Considering that e-commerce really didn't hit the masses until the mid-nineties, it took 15 years to break the $2 trillion threshold and will double that at three times the speed -- which would make the Internet economy equal to that of the U.S. economy. I could see sue people interested in becoming a citizen of the United Republic of Interwebs.
The study was conducted over the last 18 months, with more than 15,000 small and medium-size enterprises around the world.
By the time we reach $4.2 trillion, the number of Internet users will reach three billion (45% of the global population). And by 2016, China will reach 800 million users (thats the number of global Facebook users.)
BCG also estimates that by 2013, there will be more mobile broadband connections available that fixed-line connections.
Internet companies like Facebook are vying for spots at the World Economic Forum this year and showing their clout in the world economy. Earlier this week, Sheryl Sandberg announced the study that Facebook partnered with Deloitte on about how the social network giant added $15.3 billion in value to the European economy and social media was responsible for adding 232,000 jobs to Europe in 2011 alone.
And more emerging nations are diving into the Web world faster than ever, with more than 90% of Internet users in Argentina, Brazil, Indonesia and Mexico using social media -- a far higher percentage than in many more developed markets.
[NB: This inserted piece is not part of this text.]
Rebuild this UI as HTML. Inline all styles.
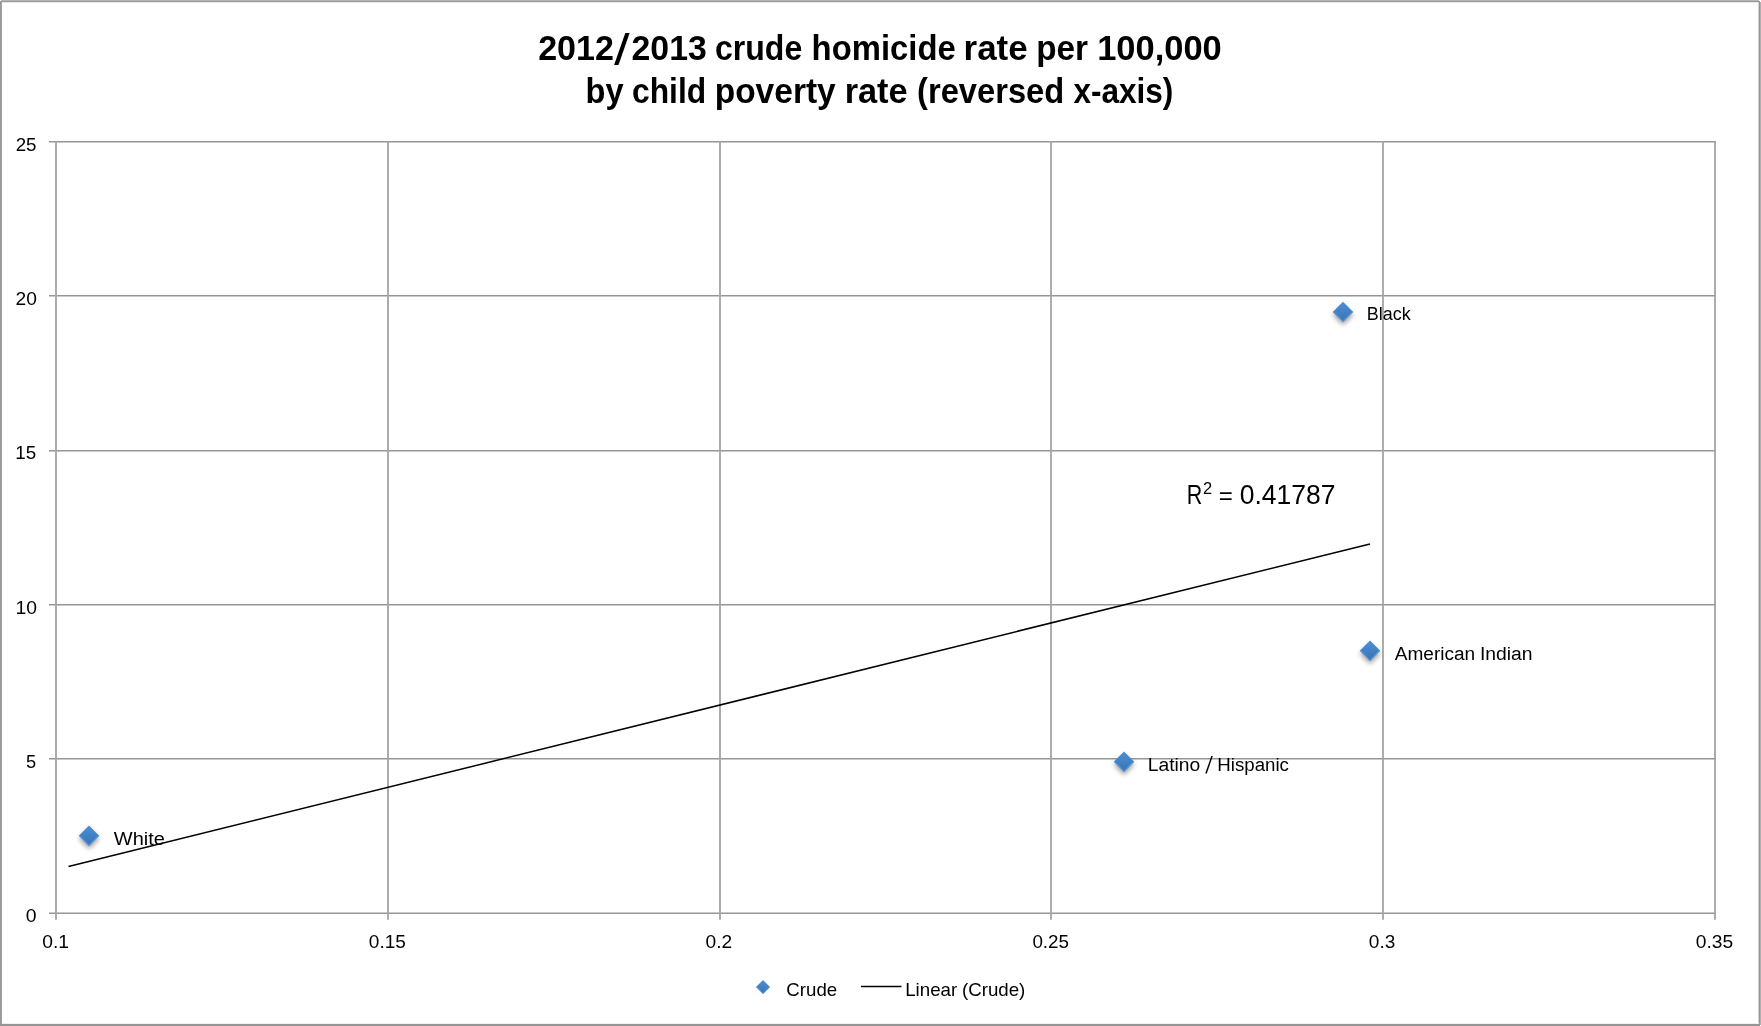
<!DOCTYPE html>
<html><head><meta charset="utf-8"><title>chart</title>
<style>
html,body{margin:0;padding:0;background:#fff;}
body{width:1761px;height:1026px;overflow:hidden;position:relative;font-family:"Liberation Sans",sans-serif;}
svg{position:absolute;left:0;top:0;}
text{font-family:"Liberation Sans",sans-serif;fill:#000;}
</style></head><body>
<svg width="1761" height="1026" viewBox="0 0 1761 1026">
<defs>
<linearGradient id="dg" x1="0" y1="0" x2="0" y2="1">
<stop offset="0" stop-color="#4b90d8"/><stop offset="1" stop-color="#3872b2"/>
</linearGradient>
<filter id="sh" x="-80%" y="-80%" width="260%" height="260%">
<feGaussianBlur in="SourceAlpha" stdDeviation="2.4"/>
<feOffset dx="0" dy="3.2" result="b"/>
<feComponentTransfer><feFuncA type="linear" slope="0.38"/></feComponentTransfer>
<feMerge><feMergeNode/><feMergeNode in="SourceGraphic"/></feMerge>
</filter>
<filter id="gs" x="0" y="0" width="1761" height="1026" filterUnits="userSpaceOnUse"><feColorMatrix type="saturate" values="0"/></filter>
</defs>
<rect x="0" y="0" width="1761" height="1026" fill="#fff"/>
<g shape-rendering="crispEdges"><rect x="1" y="0" width="1758" height="1" fill="#b5b5b5"/><rect x="1" y="1" width="1759" height="1" fill="#9a9a9a"/><rect x="2" y="2" width="1756" height="1" fill="#e8e8e8"/><rect x="0" y="1" width="1" height="1025" fill="#999999"/><rect x="1" y="1" width="1" height="1025" fill="#a1a1a1"/><rect x="1758" y="2" width="1" height="1021" fill="#d2d2d2"/><rect x="1759" y="1" width="1" height="1024" fill="#969696"/><rect x="1760" y="2" width="1" height="1023" fill="#b0b0b0"/><rect x="2" y="1023" width="1757" height="1" fill="#efefef"/><rect x="0" y="1024" width="1760" height="1" fill="#939393"/><rect x="0" y="1025" width="1760" height="1" fill="#969696"/></g>
<g stroke="#969696" stroke-width="1.5"><line x1="49" y1="141.75" x2="1715.9" y2="141.75"/><line x1="49" y1="295.75" x2="1715.9" y2="295.75"/><line x1="49" y1="450.75" x2="1715.9" y2="450.75"/><line x1="49" y1="604.75" x2="1715.9" y2="604.75"/><line x1="49" y1="758.75" x2="1715.9" y2="758.75"/><line x1="49" y1="913.25" x2="1715.9" y2="913.25"/></g>
<g stroke="#a4a4a4" stroke-width="1.8"><line x1="56.0" y1="141.0" x2="56.0" y2="919.8"/><line x1="388.0" y1="141.0" x2="388.0" y2="919.8"/><line x1="720.0" y1="141.0" x2="720.0" y2="919.8"/><line x1="1051.0" y1="141.0" x2="1051.0" y2="919.8"/><line x1="1383.0" y1="141.0" x2="1383.0" y2="919.8"/><line x1="1715.0" y1="141.0" x2="1715.0" y2="919.8"/></g>
<line x1="68.5" y1="866.5" x2="1370" y2="543.9" stroke="#000" stroke-width="1.5"/>
<path d="M89.0 825.6L99.2 835.8L89.0 846.0L78.8 835.8Z" fill="url(#dg)" filter="url(#sh)"/>
<clipPath id="c89"><path d="M89.0 825.6L99.2 835.8L89.0 846.0L78.8 835.8Z"/></clipPath>
<path d="M78.8 835.8L89.0 846.0L99.2 835.8" fill="none" stroke="#5c9ad8" stroke-width="2.4" stroke-opacity="0.8" clip-path="url(#c89)"/>
<path d="M1343.0 301.7L1353.2 311.9L1343.0 322.1L1332.8 311.9Z" fill="url(#dg)" filter="url(#sh)"/>
<clipPath id="c1343"><path d="M1343.0 301.7L1353.2 311.9L1343.0 322.1L1332.8 311.9Z"/></clipPath>
<path d="M1332.8 311.9L1343.0 322.1L1353.2 311.9" fill="none" stroke="#5c9ad8" stroke-width="2.4" stroke-opacity="0.8" clip-path="url(#c1343)"/>
<path d="M1370.0 640.6L1380.2 650.8L1370.0 661.0L1359.8 650.8Z" fill="url(#dg)" filter="url(#sh)"/>
<clipPath id="c1370"><path d="M1370.0 640.6L1380.2 650.8L1370.0 661.0L1359.8 650.8Z"/></clipPath>
<path d="M1359.8 650.8L1370.0 661.0L1380.2 650.8" fill="none" stroke="#5c9ad8" stroke-width="2.4" stroke-opacity="0.8" clip-path="url(#c1370)"/>
<path d="M1124.0 751.6L1134.2 761.8L1124.0 772.0L1113.8 761.8Z" fill="url(#dg)" filter="url(#sh)"/>
<clipPath id="c1124"><path d="M1124.0 751.6L1134.2 761.8L1124.0 772.0L1113.8 761.8Z"/></clipPath>
<path d="M1113.8 761.8L1124.0 772.0L1134.2 761.8" fill="none" stroke="#5c9ad8" stroke-width="2.4" stroke-opacity="0.8" clip-path="url(#c1124)"/>
<path d="M763 980L770 987L763 994L756 987Z" fill="url(#dg)"/>
<clipPath id="cleg"><path d="M763 980L770 987L763 994L756 987Z"/></clipPath>
<path d="M756 987L763 994L770 987" fill="none" stroke="#5c9ad8" stroke-width="2" stroke-opacity="0.8" clip-path="url(#cleg)"/>
<line x1="861" y1="986.6" x2="901.5" y2="986.6" stroke="#000" stroke-width="1.5"/>
<path d="M625.3 32.9L629.6 32.9L618.5 65.0L614.1 65.0Z" fill="#000"/>
<path d="M1211.3 756.1L1212.8 756.1L1206.8 773.6L1205.2 773.6Z" fill="#000"/>
<g filter="url(#gs)">
<text x="15.70" y="151.20" font-size="19.2" textLength="20.84" lengthAdjust="spacingAndGlyphs">25</text>
<text x="15.62" y="305.00" font-size="19.2" textLength="21.35" lengthAdjust="spacingAndGlyphs">20</text>
<text x="15.30" y="459.00" font-size="19.2" textLength="20.91" lengthAdjust="spacingAndGlyphs">15</text>
<text x="15.42" y="614.00" font-size="19.2" textLength="21.54" lengthAdjust="spacingAndGlyphs">10</text>
<text x="25.95" y="768.20" font-size="19.2" textLength="10.15" lengthAdjust="spacingAndGlyphs">5</text>
<text x="25.74" y="921.90" font-size="19.2" textLength="10.78" lengthAdjust="spacingAndGlyphs">0</text>
<text x="42.23" y="948.00" font-size="19.2" textLength="26.78" lengthAdjust="spacingAndGlyphs">0.1</text>
<text x="368.80" y="948.20" font-size="19.2" textLength="37.05" lengthAdjust="spacingAndGlyphs">0.15</text>
<text x="705.49" y="948.00" font-size="19.2" textLength="26.63" lengthAdjust="spacingAndGlyphs">0.2</text>
<text x="1032.39" y="948.00" font-size="19.2" textLength="36.59" lengthAdjust="spacingAndGlyphs">0.25</text>
<text x="1368.83" y="948.00" font-size="19.2" textLength="26.49" lengthAdjust="spacingAndGlyphs">0.3</text>
<text x="1695.80" y="948.00" font-size="19.2" textLength="37.37" lengthAdjust="spacingAndGlyphs">0.35</text>
<text x="113.85" y="844.90" font-size="19.2" textLength="51.05" lengthAdjust="spacingAndGlyphs">White</text>
<text x="1366.81" y="319.60" font-size="19.2" textLength="43.94" lengthAdjust="spacingAndGlyphs">Black</text>
<text x="1394.74" y="660.00" font-size="19.2" textLength="80.46" lengthAdjust="spacingAndGlyphs">American</text>
<text x="1479.95" y="660.00" font-size="19.2" textLength="52.64" lengthAdjust="spacingAndGlyphs">Indian</text>
<text x="1147.75" y="770.90" font-size="19.2" textLength="52.48" lengthAdjust="spacingAndGlyphs">Latino</text>
<text x="1217.33" y="770.90" font-size="19.2" textLength="71.62" lengthAdjust="spacingAndGlyphs">Hispanic</text>
<text x="1186.84" y="503.90" font-size="26.8" textLength="15.54" lengthAdjust="spacingAndGlyphs">R</text>
<text x="1202.95" y="493.60" font-size="15.6" textLength="9.16" lengthAdjust="spacingAndGlyphs">2</text>
<text x="1218.71" y="504.10" font-size="24" textLength="14.05" lengthAdjust="spacingAndGlyphs">=</text>
<text x="1239.73" y="503.90" font-size="26.8" textLength="95.86" lengthAdjust="spacingAndGlyphs">0.41787</text>
<text x="538.14" y="60.10" font-size="34.5" font-weight="bold" textLength="75.67" lengthAdjust="spacingAndGlyphs">2012</text>
<text x="631.56" y="60.10" font-size="34.5" font-weight="bold" textLength="75.23" lengthAdjust="spacingAndGlyphs">2013</text>
<text x="715.00" y="60.10" font-size="34.5" font-weight="bold" textLength="87.25" lengthAdjust="spacingAndGlyphs">crude</text>
<text x="811.60" y="60.10" font-size="34.5" font-weight="bold" textLength="144.12" lengthAdjust="spacingAndGlyphs">homicide</text>
<text x="963.56" y="60.10" font-size="34.5" font-weight="bold" textLength="64.04" lengthAdjust="spacingAndGlyphs">rate</text>
<text x="1036.23" y="60.10" font-size="34.5" font-weight="bold" textLength="51.80" lengthAdjust="spacingAndGlyphs">per</text>
<text x="1097.21" y="60.10" font-size="34.5" font-weight="bold" textLength="124.54" lengthAdjust="spacingAndGlyphs">100,000</text>
<text x="585.60" y="103.00" font-size="34.5" font-weight="bold" textLength="38.03" lengthAdjust="spacingAndGlyphs">by</text>
<text x="632.04" y="103.00" font-size="34.5" font-weight="bold" textLength="74.13" lengthAdjust="spacingAndGlyphs">child</text>
<text x="714.67" y="103.00" font-size="34.5" font-weight="bold" textLength="121.07" lengthAdjust="spacingAndGlyphs">poverty</text>
<text x="844.66" y="103.00" font-size="34.5" font-weight="bold" textLength="63.01" lengthAdjust="spacingAndGlyphs">rate</text>
<text x="917.12" y="103.00" font-size="34.5" font-weight="bold" textLength="147.09" lengthAdjust="spacingAndGlyphs">(reversed</text>
<text x="1073.38" y="103.00" font-size="34.5" font-weight="bold" textLength="100.01" lengthAdjust="spacingAndGlyphs">x-axis)</text>
<text x="786.35" y="996.00" font-size="19" textLength="50.79" lengthAdjust="spacingAndGlyphs">Crude</text>
<text x="905.16" y="995.90" font-size="19" textLength="52.07" lengthAdjust="spacingAndGlyphs">Linear</text>
<text x="961.92" y="995.90" font-size="19" textLength="63.43" lengthAdjust="spacingAndGlyphs">(Crude)</text>
</g>
</svg>
</body></html>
"No company or country can afford to ignore this development. Every business needs to go digital," said David Dean, a coauthor of the report and a senior partner at BCG, in a statement. "The 'new' Internet is no longer largely Western, accessed from your PC. It is now global, ubiquitous, and participatory."
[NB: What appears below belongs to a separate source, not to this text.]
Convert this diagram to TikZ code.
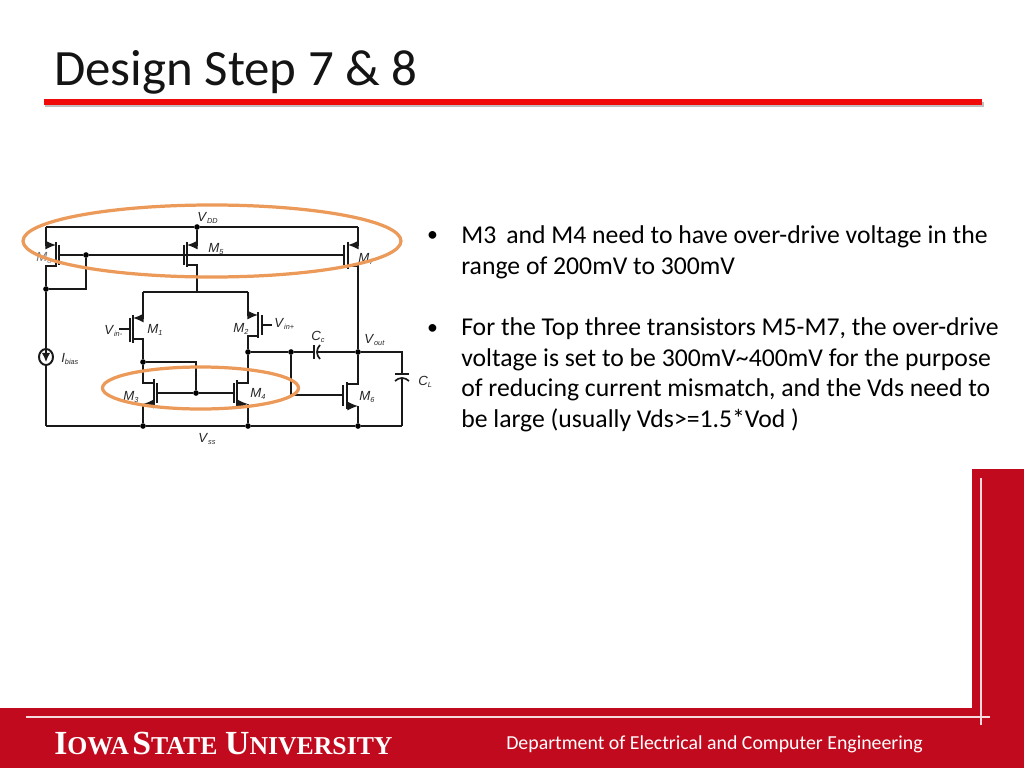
\documentclass[tikz,border=0pt]{standalone}
\usepackage{fontspec}
\setmainfont{Carlito}
\newfontfamily\cktfont{Liberation Sans}
\newfontfamily\isufont{Liberation Serif}
\usetikzlibrary{arrows.meta}
\definecolor{isured}{HTML}{C20A1E}
\definecolor{ringorange}{HTML}{EC9A59}
\definecolor{ruledred}{HTML}{F00A0A}
\def\devlabel#1#2{{\cktfont\fontsize{9.4}{11}\selectfont\textit{#1}\raisebox{-0.35ex}{\fontsize{5.2}{6}\selectfont\textit{#2}}}}
\def\isuword#1#2{{\fontsize{24}{28}\selectfont #1}{\fontsize{18.3}{22}\selectfont #2}}
\tikzset{
	wire/.style={line width=1pt, color=black!90},
	plate/.style={line width=1.2pt, color=black!90},
	srcarrow/.style={wire, -{Latex[length=7.5pt,width=6.5pt]}},
	dot/.style={circle, fill=black, inner sep=0pt, minimum size=4pt},
	devtext/.style={inner sep=0pt, anchor=base west, color=black!85},
	bodytext/.style={inner sep=0pt, anchor=base west, font=\fontsize{18.27}{22}\selectfont, color=black},
	ring/.style={line width=2.3pt, color=ringorange}
}

\begin{document}
\begin{tikzpicture}[x=0.025cm, y=-0.025cm]
	\useasboundingbox (0, 0) rectangle (1024, 768);
	%%%%% START %%%%%
	
	% slide frame
	\fill[white] (0, 0) rectangle (1024, 768);
	\node[inner sep=0pt, anchor=base west, font=\fontsize{36.2}{42}\selectfont, color=black!92] (title) at (54, 86) {Design Step 7 \& 8};
	\fill[black!25] (45, 102) rectangle (984, 107);
	\fill[ruledred] (44, 99) rectangle (982, 105);
	
	\fill[isured] (0, 708) -- (972, 708) -- (972, 469) -- (1024, 469) -- (1024, 768) -- (0, 768) -- cycle;
	\draw[line width=1.2pt, color=white!85!isured] (26, 717) -- (990, 717);
	\draw[line width=1.2pt, color=white!85!isured] (981, 478) -- (981, 725);
	\node[inner sep=0pt, anchor=base west, color=white, font=\isufont\bfseries] (isu) at (54, 754) {\isuword{I}{OWA} \isuword{S}{TATE}\hspace{3pt} \isuword{U}{NIVERSITY}};
	\node[inner sep=0pt, anchor=base west, color=white, font=\fontsize{14.1}{17}\selectfont] (dept) at (506, 749) {Department of Electrical and Computer Engineering};
	
	% junctions
	\node[dot] (vdd) at (197, 227) {};
	\node[dot] (gatetop) at (86, 255) {};
	\node[dot] (biasnode) at (46, 289) {};
	\node[dot] (dleft) at (143, 362) {};
	\node[dot] (gatelow) at (196, 393) {};
	\node[dot] (dright) at (248, 352) {};
	\node[dot] (ccleft) at (291, 352) {};
	\node[dot] (out) at (358, 352) {};
	\node[dot] (gndleft) at (143, 426) {};
	\node[dot] (gndmid) at (248, 426) {};
	\node[dot] (gndright) at (358, 426) {};
	\coordinate (railleft) at (46, 227);
	\coordinate (railright) at (358, 227);
	\coordinate (bottomleft) at (46, 426);
	\coordinate (bottomright) at (402, 426);
	\coordinate (tailleft) at (143, 292);
	\coordinate (tailright) at (248, 292);
	\coordinate (tailmid) at (197, 292);
	
	% rails
	\draw[wire] (railleft) -- (vdd) -- (railright);
	\draw[wire] (bottomleft) -- (gndleft) -- (gndmid) -- (gndright) -- (bottomright);
	
	% M8
	\draw[plate] (56, 242) -- (56, 267);
	\draw[plate] (59, 245) -- (59, 265);
	\draw[srcarrow] (railleft) -- (46, 245) -- (56, 245);
	\draw[wire] (56, 266) -- (46, 266) -- (biasnode);
	\draw[wire] (biasnode) -- (86, 289) -- (gatetop);
	
	% M5
	\draw[plate] (184, 245) -- (184, 265);
	\draw[plate] (187, 242) -- (187, 267);
	\draw[srcarrow] (vdd) -- (197, 245) -- (187, 245);
	\draw[wire] (187, 265) -- (197, 265) -- (tailmid);
	\draw[wire] (tailleft) -- (tailright);
	
	% M7
	\draw[plate] (344, 245) -- (344, 265);
	\draw[plate] (348, 242) -- (348, 269);
	\draw[srcarrow] (railright) -- (358, 245) -- (348, 245);
	\draw[wire] (348, 266) -- (358, 266) -- (out);
	\draw[wire] (59, 255) -- (gatetop) -- (184, 255);
	\draw[wire] (184, 255) -- (344, 255);
	
	% M1
	\draw[plate] (130, 318) -- (130, 342);
	\draw[plate] (133, 315) -- (133, 343);
	\draw[srcarrow] (tailleft) -- (143, 318) -- (133, 318);
	\draw[wire] (119, 329) -- (130, 329);
	\draw[wire] (133, 339) -- (143, 339) -- (dleft);
	
	% M2
	\draw[plate] (258, 312) -- (258, 338);
	\draw[plate] (262, 315) -- (262, 335);
	\draw[srcarrow] (tailright) -- (248, 315) -- (258, 315);
	\draw[wire] (262, 325) -- (272, 325);
	\draw[wire] (258, 336) -- (248, 336) -- (dright);
	
	% M3
	\draw[plate] (154, 379) -- (154, 406);
	\draw[plate] (157, 383) -- (157, 403);
	\draw[wire] (dleft) -- (143, 383) -- (154, 383);
	\draw[srcarrow] (154, 404) -- (143, 404);
	\draw[wire] (143, 404) -- (gndleft);
	\draw[wire] (dleft) -- (196, 362) -- (gatelow);
	
	% M4
	\draw[plate] (237, 380) -- (237, 407);
	\draw[plate] (234, 383) -- (234, 403);
	\draw[wire] (dright) -- (248, 383) -- (237, 383);
	\draw[srcarrow] (237, 404) -- (248, 404);
	\draw[wire] (248, 404) -- (gndmid);
	\draw[wire] (157, 393) -- (gatelow) -- (234, 393);
	
	% M6
	\draw[plate] (343, 385) -- (343, 406);
	\draw[plate] (347, 382) -- (347, 409);
	\draw[wire] (out) -- (358, 384) -- (347, 384);
	\draw[srcarrow] (347, 406) -- (358, 406);
	\draw[wire] (358, 406) -- (gndright);
	\draw[wire] (ccleft) -- (291, 395) -- (343, 395);
	
	% Cc
	\draw[wire] (dright) -- (ccleft) -- (314, 352);
	\draw[plate] (314, 345) -- (314, 359);
	\draw[plate] (320, 345) .. controls (316, 349) and (316, 355) .. (320, 359);
	\draw[wire] (317, 352) -- (out);
	
	% CL
	\draw[wire] (out) -- (402, 352) -- (402, 374);
	\draw[plate] (395, 374) -- (409, 374);
	\draw[plate] (395, 381) .. controls (399, 377) and (405, 377) .. (409, 381);
	\draw[wire] (402, 378) -- (bottomright);
	
	% Ibias
	\draw[wire] (biasnode) -- (46, 349);
	\draw[wire] (46, 365) -- (bottomleft);
	\draw[plate, line width=1.4pt] (46, 357) ellipse (7 and 8);
	\draw[wire, -{Latex[length=6.5pt,width=6pt]}] (46, 350) -- (46, 362);
	
	% labels
	\node[devtext] (lvdd) at (197, 221) {\devlabel{V}{DD}};
	\node[devtext, color=black!55] (lm8) at (36, 261) {\devlabel{M}{8}};
	\node[devtext] (lm5) at (208, 252) {\devlabel{M}{5}};
	\node[devtext] (lm7) at (358, 262) {\devlabel{M}{7}};
	\node[devtext] (lm1) at (147, 333) {\devlabel{M}{1}};
	\node[devtext] (lm2) at (233, 332) {\devlabel{M}{2}};
	\node[devtext] (lvm) at (104, 334) {\devlabel{V}{in-}};
	\node[devtext] (lvp) at (274, 327) {\devlabel{V}{in+}};
	\node[devtext] (lcc) at (311, 340) {\devlabel{C}{c}};
	\node[devtext] (lvout) at (364, 343) {\devlabel{V}{out}};
	\node[devtext] (lib) at (61, 362) {\devlabel{I}{bias}};
	\node[devtext] (lm3) at (123, 400) {\devlabel{M}{3}};
	\node[devtext] (lm4) at (250, 397) {\devlabel{M}{4}};
	\node[devtext] (lm6) at (359, 400) {\devlabel{M}{6}};
	\node[devtext] (lcl) at (418, 385) {\devlabel{C}{L}};
	\node[devtext] (lvss) at (198, 442) {\devlabel{V}{ss}};
	
	% highlight rings
	\draw[ring] (212, 241) ellipse (189 and 36);
	\draw[ring] (200.5, 388) ellipse (98 and 21);
	
	% bullets
	\node[bodytext, scale=0.85] (b1) at (427, 241) {•};
	\node[bodytext] (t1a) at (461, 243) {M3\, and M4 need to have over-drive voltage in the};
	\node[bodytext] (t1b) at (461, 274) {range of 200mV to 300mV};
	\node[bodytext, scale=0.85] (b2) at (427, 334) {•};
	\node[bodytext] (t2a) at (461, 335) {For the Top three transistors M5-M7, the over-drive};
	\node[bodytext] (t2b) at (461, 366) {voltage is set to be 300mV\textasciitilde 400mV for the purpose};
	\node[bodytext] (t2c) at (461, 396) {of reducing current mismatch, and the Vds need to};
	\node[bodytext] (t2d) at (461, 427) {be large (usually Vds>=1.5*Vod )};
	
	%%%%% END %%%%%
\end{tikzpicture}
\end{document}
The study goes on to estimate that by 2016, nearly 70% of the Internet users in the G-20 will be from emerging markets, up from 56% in 2010, and the contribution of emerging markets to the G-20's Internet economy will grow from less than one-quarter in 2010 to more than one-third in 2016.
"Understanding the economic potential of the Web should be an urgent priority for leaders," Patrick Pichette, Google's senior vice president and chief financial officer, said at a Google event Friday.
Throughout the G-20, $1.3 trillion of goods was researched online before being purchased offline -- a staggering 2.7% of GDP, or more than $3,000 per Internet-connected household.
Businesses with a medium or high Internet presence are expected to grow by 17% over the next three years, compared with 12% for less Internet savvy companies.
But in order for these predictions and estimates to continue, governments in the G-20 need to embrace the growth and diversity of the Internet rather than impede the progress.
These predictions are all very promising for companies that have recently invested in more online innovation and want to increase brand awareness. At this point, there is no sign that the Internet economy is anywhere near its critical mass.
* The G-20 includes Argentina, Australia, Brazil, Canada, China, the EU, France, Germany, India, Indonesia, Italy, Japan, Mexico, Russia, Saudi Arabia, South Africa, South Korea, Turkey, the U.K., and the U.S.